Doch dann fing ich wieder an zu hinterfragen. Ist es überhaupt möglich nur Gutes, Wahres und Wichtiges zu erzählen? Ich denke nicht. Die menschliche Psyche ist da doch etwas breiter gefächert, als man in der Antike wusste. Menschen haben Ängste, Bedürfnisse, Motivationen und müssen manchmal aus diversen Gründen Informationen austauschen. Dabei ist es manchmal auch egal, was sie selbst über diese Informationen denken. Manchmal bin ich auch nur Überbringer der Nachricht, weil sie beispielsweise mit meinem Job zu tun hat.

An so manchen Tagen muss ich ich einem Freund etwas für mich Wichtiges erzählen und tue ich es nicht, fühle ich mich als würde ich gleich platzen. Für ihn kann es dann auch gar nicht so relevant sein, wie für mich, aber es ist nun mal Teil des menschlichen Zusammenlebens: einander zuhören und sich gegenseitig unterstützen. Die Psychologie versucht seit dem 19. Jahrhundert menschliches Denken und Handeln zu analysieren. Da wäre es doch ganz schön einfach, wenn alle Menschen einfach gut handeln könnten, nur weil sie Sokrates Anweisung befolgen würden. Zumal eine Information für mich gut sein kann, aber demjenigen, dem ich sie erzähle, kann sie trotzdem Unheil bringen. Wenn wir Sokrates Ideen aber so verstehen, dass die Infos für beide Parteien gut sein müssen, oh wie viel würde unausgesprochen bleiben. Wie viele Sachen müssten wir verschweigen, nur um niemanden zu belasten oder verletzen. Wäre es dann nicht auch eine heuchlerische Welt? Und wir würden uns wahrscheinlich selbst noch viel mehr beladen.

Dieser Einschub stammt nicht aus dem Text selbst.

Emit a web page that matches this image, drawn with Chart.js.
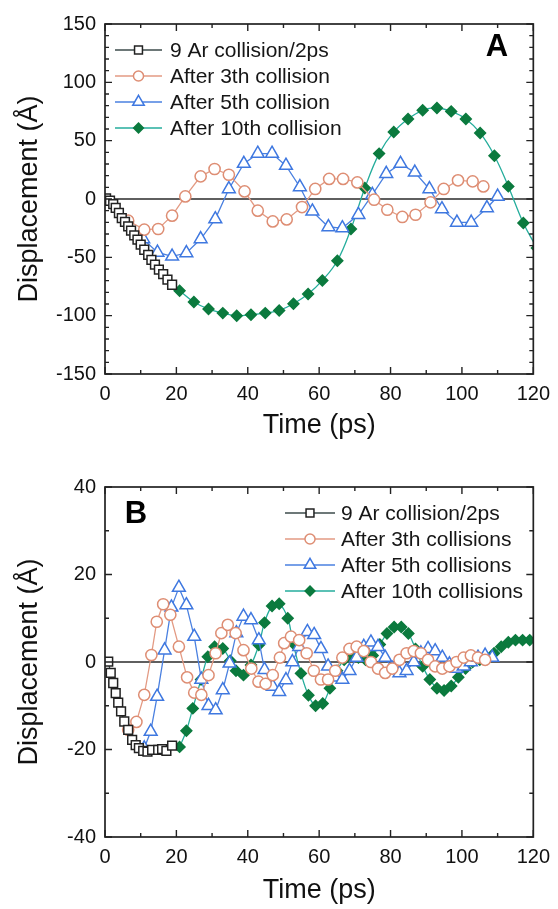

Ich durfte also feststellen, dass Sokrates "drei Siebe" gar nicht mal so sinnvoll und umsetzbar sind. Aber ich finde sie löblich. Ich möchte deshalb trotzdem gern mehr danach handeln. Ich möchte weniger "Sinnfreies" erzählen und besser filtern, was ich wem und wann erzähle. Und gerade im Journalismus müssen wir besonders gut filtern, um keine Fake News zu verbreiten. Das ist anspruchsvoll, aber wir haben diesen Anspruch an uns selbst und möchten allen Lesern ein gutes und vertrauensvolles Gefühl geben, wenn sie auf BLICK.de sind.